LAS VEGAS — Gov. Jim Gibbons of Nevada, whose marital
problems have been a titillating sideshow to the state’s more
serious budget problems, filed for divorce on Friday, starting
a legal battle to force his wife of 24 years to vacate the governor’s
mansion.
Since last month, Mr. Gibbons, a first-term Republican, has
been living in the couple’s Reno home while his wife, Dawn Gibbons,
remained at the official residence in Carson City.

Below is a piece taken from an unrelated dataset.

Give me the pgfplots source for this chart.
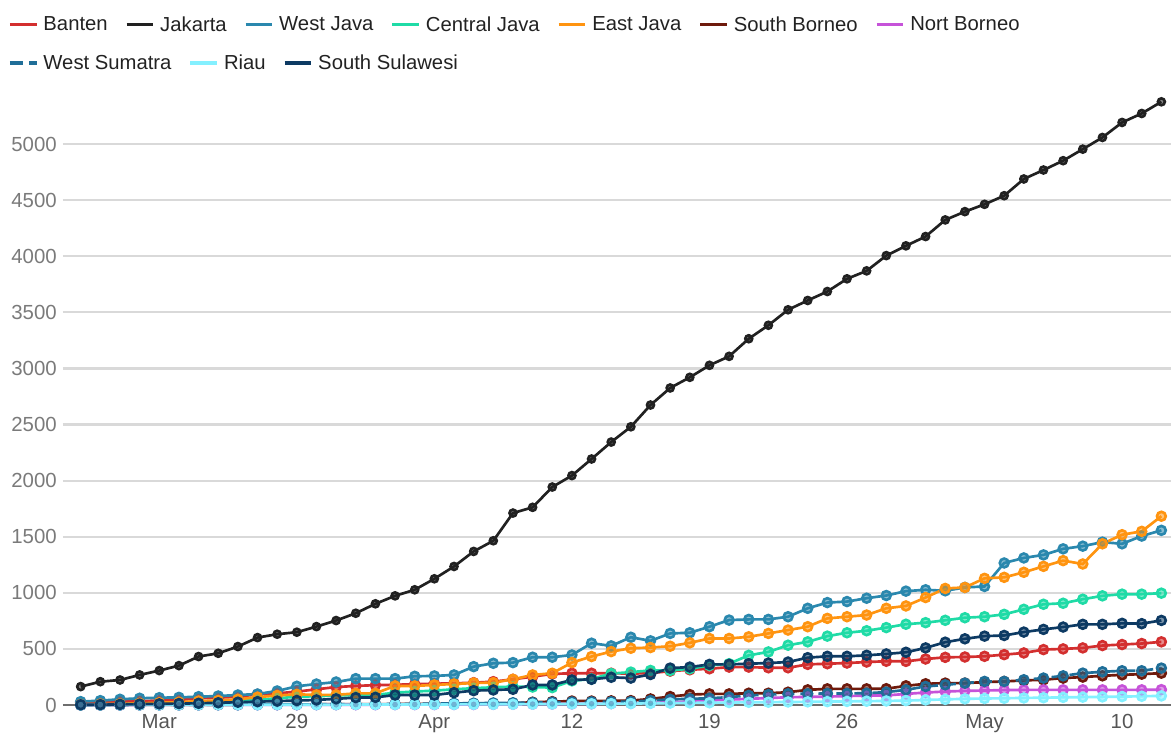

“Our firm filed various legal documents pertaining to the
dissolution of his marriage and requesting a court ruling concerning
the living arrangements of Governor and Mrs. Gibbons,” Mr. Gibbons’s
lawyer, Gary Silverman, said in a statement.
The governor’s spokesman, Ben Kieckhefer, said Friday that
he was not authorized to speak about the matter. Messages left
for Mrs. Gibbons were not answered.
Mr. Gibbons had been under pressure to resolve the matter
of his living arrangements in part because of an 1866 law stating
that he must “keep his office and reside at the seat of government.”
The Gibbons are one of the state’s most politically ambitious
couples. Mrs. Gibbons served three terms in the Nevada Assembly
while Mr. Gibbons was a United States congressman. She lost
the primary race to succeed him in Congress in 2006 when he
ran for governor. The couple have a 20-year-old son.
Mrs. Gibbons has been credited by political experts with helping
to save her husband’s bid for governor when she supported him
amid accusations he had sexually propositioned a cocktail waitress
after an evening of drinking with her and other women weeks
before the election.
Mrs. Gibbons was quoted in The Las Vegas Review-Journal on
Thursday as saying that she did not “know why” her husband was
seeking a divorce. “I never asked him to move out,” she said.